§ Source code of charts
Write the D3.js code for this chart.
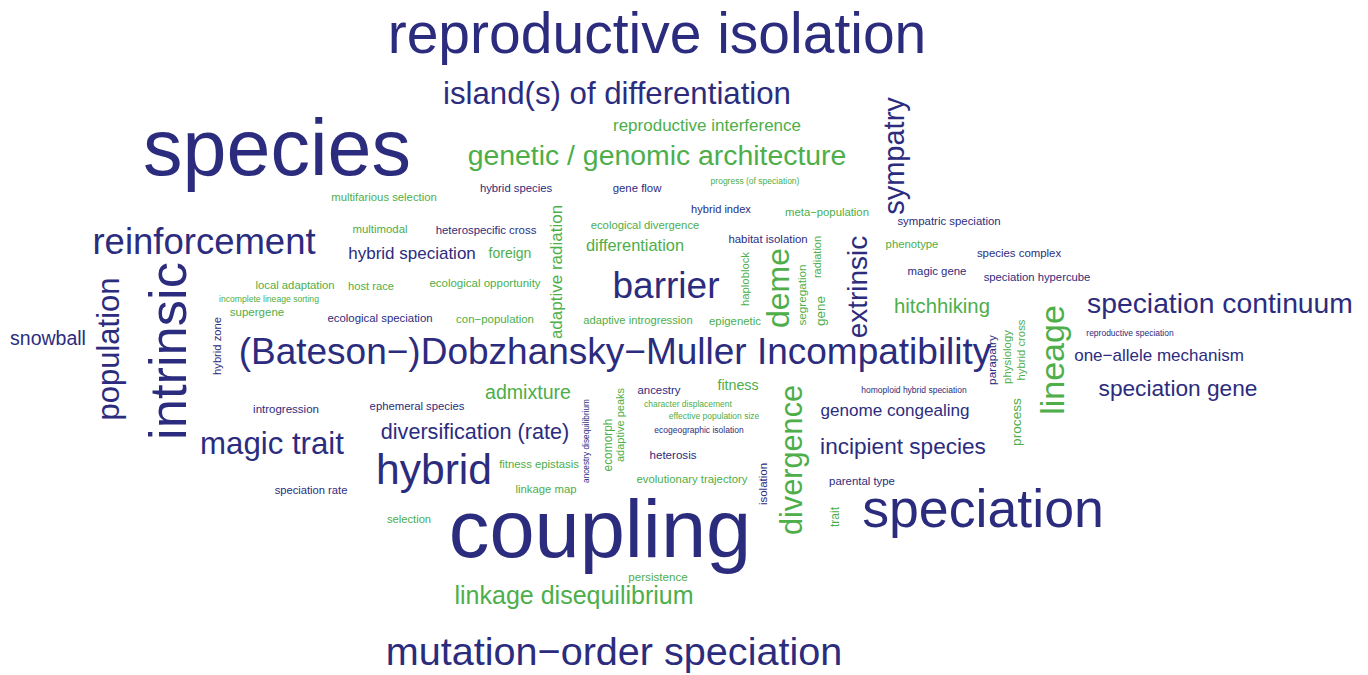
<!DOCTYPE html>
<html><head><meta charset="utf-8">
<script src="https://cdn.jsdelivr.net/npm/d3@7"></script>
<style>html,body{margin:0;padding:0;background:#fff;overflow:hidden}</style>
</head><body>
<svg id="chart" width="1368" height="675"></svg>
<script>
// Terms of the cloud
const words = ["reproductive isolation","island(s) of differentiation","species","reproductive interference","genetic / genomic architecture","sympatry","multifarious selection","hybrid species","gene flow","progress (of speciation)","hybrid index","meta\u2212population","multimodal","heterospecific cross","ecological divergence","sympatric speciation","reinforcement","hybrid speciation","foreign","adaptive radiation","differentiation","habitat isolation","radiation","haploblock","deme","segregation","gene","extrinsic","phenotype","species complex","magic gene","speciation hypercube","barrier","intrinsic","population","snowball","hybrid zone","local adaptation","host race","ecological opportunity","incomplete lineage sorting","supergene","ecological speciation","con\u2212population","adaptive introgression","epigenetic","hitchhiking","speciation continuum","lineage","(Bateson\u2212)Dobzhansky\u2212Muller Incompatibility","parapatry","physiology","hybrid cross","process","reproductive speciation","one\u2212allele mechanism","speciation gene","admixture","ancestry","fitness","character displacement","effective population size","ecogeographic isolation","homoploid hybrid speciation","genome congealing","divergence","incipient species","introgression","ephemeral species","magic trait","diversification (rate)","hybrid","ancestry disequilibrium","ecomorph","adaptive peaks","heterosis","fitness epistasis","linkage map","evolutionary trajectory","isolation","parental type","trait","speciation","coupling","speciation rate","selection","persistence","linkage disequilibrium","mutation\u2212order speciation"];
// Weight of each term (drives text size)
const weights = [57,31.2,79,17,28.4,29,11.3,11.3,11.4,8.5,11.1,11.3,11.4,11.4,11.3,11.4,36.5,17,14,17,16.4,11.4,11,11.3,32,11.7,13.5,28,11.3,11.4,11.4,11.3,37,52.5,31,19.5,11.2,11.3,11.2,11.5,8.6,11.5,11.4,11.45,11.2,11.4,20.3,28.3,34,37,11.8,11.4,11.3,13.7,8.5,17,22.7,19.6,11.4,14.2,8.5,8.5,8.5,8.5,17.1,30.7,22.6,11.5,11.3,31.2,21.6,42.6,8.25,11.9,11,11.6,11.3,11.3,11.35,11.5,11.4,12,53.7,81.2,11.2,11.2,11.6,25,39.6];
// Group of each term (0 = first class, 1 = second class)
const groups = [0,0,0,1,1,0,1,0,0,1,0,1,1,0,1,0,0,0,1,1,1,0,1,1,1,1,1,0,1,0,0,0,0,0,0,0,0,1,1,1,1,1,0,1,1,1,1,0,1,0,0,1,1,1,0,0,0,1,0,1,1,1,0,0,0,1,0,0,0,0,0,0,0,1,1,0,1,1,1,0,0,1,0,0,0,1,1,1,0];
// Orientation of each term (0 = horizontal, 1 = vertical)
const vertical = [0,0,0,0,0,1,0,0,0,0,0,0,0,0,0,0,0,0,0,1,0,0,1,1,1,1,1,1,0,0,0,0,0,1,1,0,1,0,0,0,0,0,0,0,0,0,0,0,1,0,1,1,1,1,0,0,0,0,0,0,0,0,0,0,0,1,0,0,0,0,0,0,1,1,1,0,0,0,0,1,0,1,0,0,0,0,0,0,0];
// Cloud layout coordinates (cloud units: along-text centre, baseline)
const cloudX = [657,617,277,707,657,904,384,516,637,755,721,827,380,486,645,949,204,412,510,562,635,768,821,749,789,806,825,867,912,1019,937,1037,666,186,119,48,221,295,371,485,269,257,380,495,638,735,942,1220,1064,615,996,1011,1025,1021,1130,1159,1178,528,659,738,688,714,699,914,895,802,903,286,417,272,475,434,589,612,624,673,539,546,692,767,862,839,983,600,311,409,658,574,614];
const cloudY = [53,104,175,131,165,156,201,192,192,184,213,216,233,234,229,225,254,259,258,272,251,243,257,279,288,295,311,287,248,257,275,281,298,351,349,345,346,289,290,287,302,316,322,323,324,325,313,313,360,364,360,357,350,422,336,361,396,399,394,390,407,419,433,393,416,460,454,413,410,454,439,484,441,445,425,459,468,493,483,484,485,517,527,557,494,523,581,604,665];

const W = 1368, H = 675;
const xScale = d3.scaleLinear().domain([0, 1368]).range([0, W]);
const yScale = d3.scaleLinear().domain([0, 675]).range([0, H]);
const sizeScale = d3.scaleLinear().domain([0, 100]).range([0, 100]);
const color = d3.scaleOrdinal().domain([0, 1]).range(["#2c2c7e", "#4dae4a"]);

const data = words.map((w, i) => ({text: w, weight: weights[i], group: groups[i], vert: vertical[i], cx: cloudX[i], cy: cloudY[i]}));

const svg = d3.select("#chart");
svg.append("g").selectAll("text").data(data).join("text")
  .attr("text-anchor", "middle")
  .attr("font-family", "'Liberation Sans', Arial, Helvetica, sans-serif")
  .attr("font-size", d => sizeScale(d.weight) + "px")
  .attr("fill", d => color(d.group))
  .attr("transform", d => d.vert
      ? `translate(${xScale(d.cx)},${yScale(d.cy)}) rotate(-90)`
      : `translate(${xScale(d.cx)},${yScale(d.cy)})`)
  .text(d => d.text);
</script>
</body></html>
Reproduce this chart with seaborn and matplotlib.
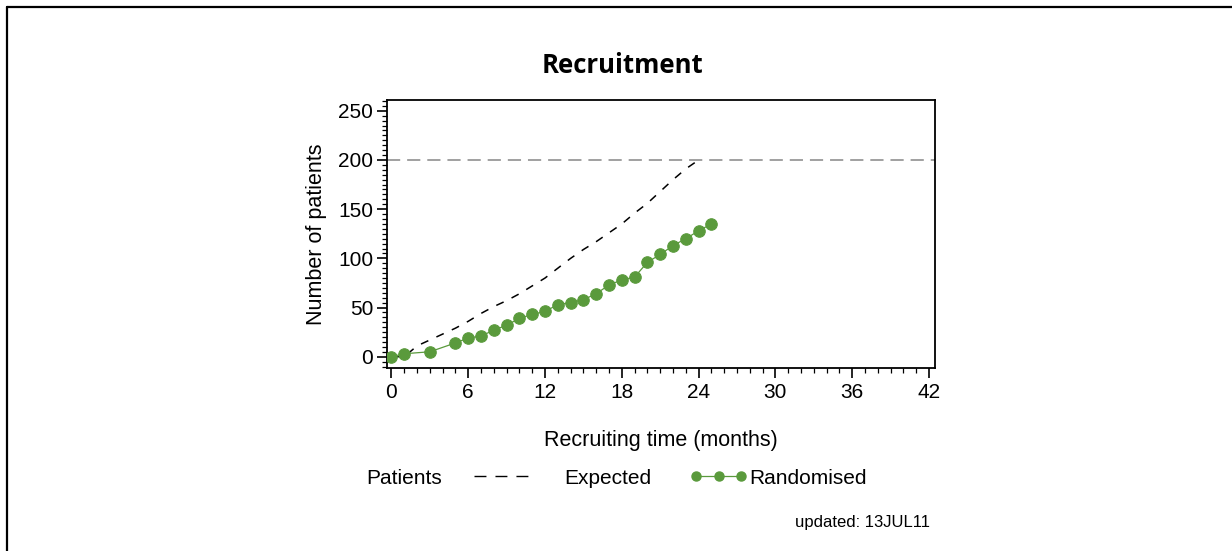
import matplotlib
matplotlib.use("Agg")
import matplotlib.pyplot as plt
from matplotlib.ticker import MultipleLocator
from matplotlib.lines import Line2D
import seaborn as sns
import pandas as pd

# ---- data ----
exp_months = list(range(0, 25))
expected = [0, 0, 11, 17, 23, 29, 36, 44, 51, 57, 64, 72, 80, 90, 100,
            109, 117, 126, 135, 146, 156, 168, 180, 191, 200]
rand_months = [0, 1, 3, 5, 6, 7, 8, 9, 10, 11, 12, 13, 14, 15, 16, 17,
               18, 19, 20, 21, 22, 23, 24, 25]
randomised = [0, 3, 5, 14, 19, 21, 27, 32, 39, 43, 46, 53, 55, 58, 64, 73,
              78, 81, 96, 104, 113, 120, 128, 135]
target = 200
x_ticks = [0, 6, 12, 18, 24, 30, 36, 42]
y_ticks = [0, 50, 100, 150, 200, 250]

sns.set_style("ticks")
plt.rcParams["font.family"] = ["Liberation Sans", "DejaVu Sans"]
plt.rcParams["lines.scale_dashes"] = False
plt.rcParams["text.color"] = "black"

W, H = 1232, 551
fig = plt.figure(figsize=(W / 100, H / 100), dpi=100)
ax = fig.add_axes([387 / W, 1 - 368 / H, (935 - 387) / W, (368 - 100) / H])

green = "#5a9a3c"
df_e = pd.DataFrame({"month": exp_months, "n": expected})
df_r = pd.DataFrame({"month": rand_months, "n": randomised})

ax.axhline(target, color="#a0a0a0", lw=1.4, dashes=(9.5, 5), zorder=1)
sns.lineplot(data=df_e, x="month", y="n", ax=ax, color="black", lw=1.1,
             dashes=False, zorder=2)
ax.lines[-1].set_dashes((5.8, 6.4))
sns.lineplot(data=df_r, x="month", y="n", ax=ax, color=green, lw=0.9,
             marker="o", markersize=8.3, markeredgecolor=green, zorder=3)

ax.set_xlim(-0.35, 42.47)
ax.set_ylim(-11.5, 261)
ax.set_xticks(x_ticks)
ax.set_yticks(y_ticks)
ax.xaxis.set_minor_locator(MultipleLocator(1))
ax.yaxis.set_minor_locator(MultipleLocator(5))
ax.tick_params(axis="both", which="major", direction="out", length=7,
               width=1.2, labelsize=15, color="black", labelcolor="black")
ax.tick_params(axis="both", which="minor", direction="out", length=3.5,
               width=0.9, color="black")
ax.tick_params(axis="x", pad=4)
ax.tick_params(axis="y", pad=3)
for s in ax.spines.values():
    s.set_visible(True)
    s.set_linewidth(1.3)
    s.set_color("black")

ax.set_xlabel("Recruiting time (months)", fontsize=15.5, labelpad=20,
              color="black")
ax.set_ylabel("Number of patients", fontsize=15.5, labelpad=8, color="black")

fig.text(622 / W, 1 - 65 / H, "Recruitment", ha="center", va="center",
         fontsize=18.5, fontweight="bold", color="black",
         family=["Open Sans", "DejaVu Sans"])

# legend
fig.text(366 / W, 1 - 478 / H, "Patients", ha="left", va="center",
         fontsize=15, color="black")
h_exp = Line2D([], [], color="black", lw=1.0, dashes=(8.6, 6.5))
h_rand = Line2D([], [], color=green, lw=0.9, marker="o", markersize=6.5,
                markeredgecolor=green)
leg1 = fig.legend(handles=[h_exp], labels=["Expected"], loc="center left",
                  bbox_to_anchor=(474 / W, 1 - 478 / H), frameon=False,
                  fontsize=15, handlelength=2.6, handletextpad=1.75,
                  borderaxespad=0, borderpad=0, labelcolor="black")
leg2 = fig.legend(handles=[h_rand], labels=["Randomised"], loc="center left",
                  bbox_to_anchor=(690 / W, 1 - 478 / H), frameon=False,
                  fontsize=15, handlelength=2.75, handletextpad=0.1,
                  numpoints=3, borderaxespad=0, borderpad=0,
                  labelcolor="black")

fig.text(930 / W, 1 - 523 / H, "updated: 13JUL11", ha="right", va="center",
         fontsize=12, color="black")

# L-shaped frame
fig.add_artist(Line2D([7 / W, 7 / W], [0, 1 - 7 / H], color="black", lw=1.6,
                      transform=fig.transFigure))
fig.add_artist(Line2D([7 / W, 1], [1 - 7 / H, 1 - 7 / H], color="black", lw=1.6,
                      transform=fig.transFigure))

fig.savefig("out.png", dpi=100)
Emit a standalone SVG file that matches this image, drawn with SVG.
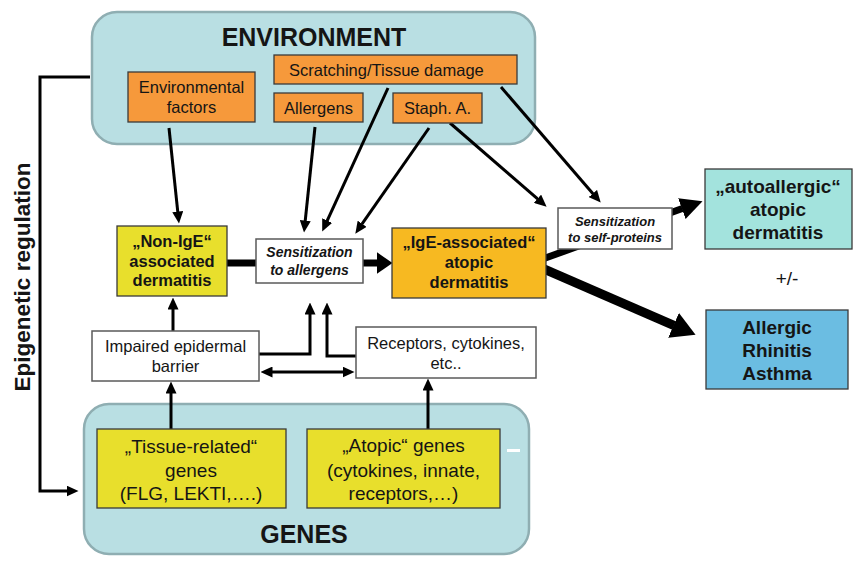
<svg xmlns="http://www.w3.org/2000/svg" width="866" height="562" viewBox="0 0 866 562">
<defs>
<style>
text{font-family:"Liberation Sans",Arial,sans-serif;fill:#151515}
.grp{fill:#b9dfe3;stroke:#8faeb2;stroke-width:2.5}
.org{fill:#f6993b;stroke:#3a3a3a;stroke-width:1.3}
.yel{fill:#e8df2c;stroke:#3a3a3a;stroke-width:1.3}
.wht{fill:#ffffff;stroke:#5a5a5a;stroke-width:1.5}
.t16{font-size:16.5px}
.b16{font-size:16.5px;font-weight:bold}
.b19{font-size:19px;font-weight:bold}
.r19{font-size:19px}
.it{font-weight:bold;font-style:italic}
.ln{fill:none;stroke:#000;stroke-width:3}
.thk{fill:none;stroke:#000;stroke-width:7}
</style>
<marker id="ah" viewBox="0 0 12 11" refX="0.5" refY="5.5" markerWidth="12" markerHeight="11" markerUnits="userSpaceOnUse" orient="auto-start-reverse"><path d="M0,0 L12,5.5 L0,11 z" fill="#000"/></marker>
<marker id="ahM" viewBox="0 0 16 22" refX="0.5" refY="11" markerWidth="16" markerHeight="22" markerUnits="userSpaceOnUse" orient="auto"><path d="M0,0 L16,11 L0,22 z" fill="#000"/></marker>
<marker id="ahL" viewBox="0 0 22 22" refX="0.5" refY="11" markerWidth="22" markerHeight="22" markerUnits="userSpaceOnUse" orient="auto"><path d="M0,0 L22,11 L0,22 z" fill="#000"/></marker>
<marker id="ahX" viewBox="0 0 24 27" refX="0.5" refY="13.5" markerWidth="24" markerHeight="27" markerUnits="userSpaceOnUse" orient="auto"><path d="M0,0 L24,13.5 L0,27 z" fill="#000"/></marker>
</defs>
<rect width="866" height="562" fill="#ffffff"/>

<g id="environment">
<rect class="grp" x="92" y="12" width="443" height="132" rx="25"/>
<text x="314" y="46" text-anchor="middle" style="font-size:25px;font-weight:bold">ENVIRONMENT</text>
</g>
<g id="genes">
<rect class="grp" x="84" y="404" width="445" height="150" rx="25"/>
<text x="304" y="543" text-anchor="middle" style="font-size:25px;font-weight:bold">GENES</text>
<rect x="507" y="449" width="13" height="3" fill="#ffffff"/>
</g>

<g id="connectors">
<path class="ln" d="M90,77 H40 V491 H67" marker-end="url(#ah)"/>
<line class="ln" x1="169" y1="128" x2="177.8" y2="212.1" marker-end="url(#ah)"/>
<line class="ln" x1="315" y1="127" x2="305.2" y2="221.1" marker-end="url(#ah)"/>
<line class="ln" x1="388" y1="88" x2="327" y2="221.1" marker-end="url(#ah)"/>
<line class="ln" x1="429" y1="128" x2="361.9" y2="224.2" marker-end="url(#ah)"/>
<line class="ln" x1="450" y1="123" x2="537.9" y2="199.1" marker-end="url(#ah)"/>
<line class="ln" x1="501" y1="87" x2="593.2" y2="193.9" marker-end="url(#ah)"/>
<line class="ln" x1="173" y1="331" x2="173" y2="309" marker-end="url(#ah)"/>
<path class="ln" d="M259,354 H310 V314" marker-end="url(#ah)"/>
<path class="ln" d="M356,356 H327 V314" marker-end="url(#ah)"/>
<line class="ln" x1="272" y1="372" x2="343" y2="372" marker-start="url(#ah)" marker-end="url(#ah)"/>
<line class="ln" x1="171" y1="429" x2="171" y2="393" marker-end="url(#ah)"/>
<line class="ln" x1="428" y1="429" x2="428" y2="390" marker-end="url(#ah)"/>
<line class="thk" x1="227" y1="263" x2="256" y2="263"/>
<line class="thk" x1="363" y1="263" x2="377" y2="263" marker-end="url(#ahM)"/>
<line class="thk" x1="544" y1="258.5" x2="682.3" y2="208.5" marker-end="url(#ahL)"/>
<line class="thk" x1="544" y1="269" x2="674" y2="325.5" style="stroke-width:9" marker-end="url(#ahX)"/>
</g>

<g id="env-factors">
<rect class="org" x="128" y="72" width="127" height="50"/>
<text class="t16" x="191.5" y="93" text-anchor="middle">Environmental</text>
<text class="t16" x="191.5" y="113" text-anchor="middle">factors</text>
</g>
<g id="scratching">
<rect class="org" x="274" y="55" width="243" height="29"/>
<text class="t16" x="289" y="76">Scratching/Tissue damage</text>
</g>
<g id="allergens">
<rect class="org" x="274" y="93" width="89" height="29"/>
<text class="t16" x="318.5" y="114" text-anchor="middle">Allergens</text>
</g>
<g id="staph">
<rect class="org" x="393" y="93" width="89" height="30"/>
<text class="t16" x="437.5" y="114" text-anchor="middle">Staph. A.</text>
</g>

<g id="non-ige">
<rect class="yel" x="117" y="226" width="110" height="70"/>
<text class="b16" x="172" y="247" text-anchor="middle">„Non-IgE“</text>
<text class="b16" x="172" y="267" text-anchor="middle">associated</text>
<text class="b16" x="172" y="286" text-anchor="middle">dermatitis</text>
</g>
<g id="sens-allergens">
<rect class="wht" x="256" y="239" width="107" height="44"/>
<text class="it" x="309.5" y="257" text-anchor="middle" style="font-size:14px">Sensitization</text>
<text class="it" x="309.5" y="275" text-anchor="middle" style="font-size:14px">to allergens</text>
</g>
<g id="ige">
<rect x="392" y="228" width="154" height="70" fill="#f7b921" stroke="#3a3a3a" stroke-width="1.3"/>
<text class="b16" x="469" y="248" text-anchor="middle">„IgE-associated“</text>
<text class="b16" x="469" y="268" text-anchor="middle">atopic</text>
<text class="b16" x="469" y="288" text-anchor="middle">dermatitis</text>
</g>
<g id="sens-self">
<rect class="wht" x="558" y="208" width="114" height="41"/>
<text class="it" x="615" y="226" text-anchor="middle" style="font-size:13px">Sensitization</text>
<text class="it" x="615" y="242" text-anchor="middle" style="font-size:13px">to self-proteins</text>
</g>
<g id="autoallergic">
<rect x="705" y="169" width="147" height="80" fill="#a3e3dd" stroke="#3a3a3a" stroke-width="1.3"/>
<text class="b19" x="778" y="193" text-anchor="middle">„autoallergic“</text>
<text class="b19" x="778" y="216" text-anchor="middle">atopic</text>
<text class="b19" x="778" y="238.5" text-anchor="middle">dermatitis</text>
</g>
<g id="plusminus">
<text x="787" y="285" text-anchor="middle" style="font-size:19px">+/-</text>
</g>
<g id="allergic">
<rect x="706" y="310" width="142" height="79" fill="#6bbde2" stroke="#3a3a3a" stroke-width="1.3"/>
<text class="b19" x="777" y="334" text-anchor="middle">Allergic</text>
<text class="b19" x="777" y="357" text-anchor="middle">Rhinitis</text>
<text class="b19" x="777" y="380" text-anchor="middle">Asthma</text>
</g>
<g id="impaired">
<rect class="wht" x="92" y="331" width="167" height="50"/>
<text class="t16" x="175.5" y="352" text-anchor="middle">Impaired epidermal</text>
<text class="t16" x="175.5" y="372" text-anchor="middle">barrier</text>
</g>
<g id="receptors">
<rect class="wht" x="356" y="327" width="180" height="51"/>
<text class="t16" x="446" y="349" text-anchor="middle">Receptors, cytokines,</text>
<text class="t16" x="446" y="369" text-anchor="middle">etc..</text>
</g>
<g id="tissue-genes">
<rect class="yel" x="97" y="429" width="189" height="79"/>
<text class="r19" x="191" y="453" text-anchor="middle">„Tissue-related“</text>
<text class="r19" x="191" y="477" text-anchor="middle">genes</text>
<text class="r19" x="191" y="500" text-anchor="middle">(FLG, LEKTI,….)</text>
</g>
<g id="atopic-genes">
<rect class="yel" x="307" y="429" width="193" height="79"/>
<text class="r19" x="403.5" y="452" text-anchor="middle">„Atopic“ genes</text>
<text class="r19" x="403.5" y="477" text-anchor="middle">(cytokines, innate,</text>
<text class="r19" x="403.5" y="500" text-anchor="middle">receptors,…)</text>
</g>
<g id="epigenetic-label">
<text x="0" y="0" text-anchor="middle" transform="translate(29.5,277) rotate(-90)" style="font-size:22.5px;font-weight:bold">Epigenetic regulation</text>
</g>
</svg>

§ EXERCISE PROMPT
Work out how many lines above have the string "this" in them, and give only the number.

§ COMPLETE RESPONSE
3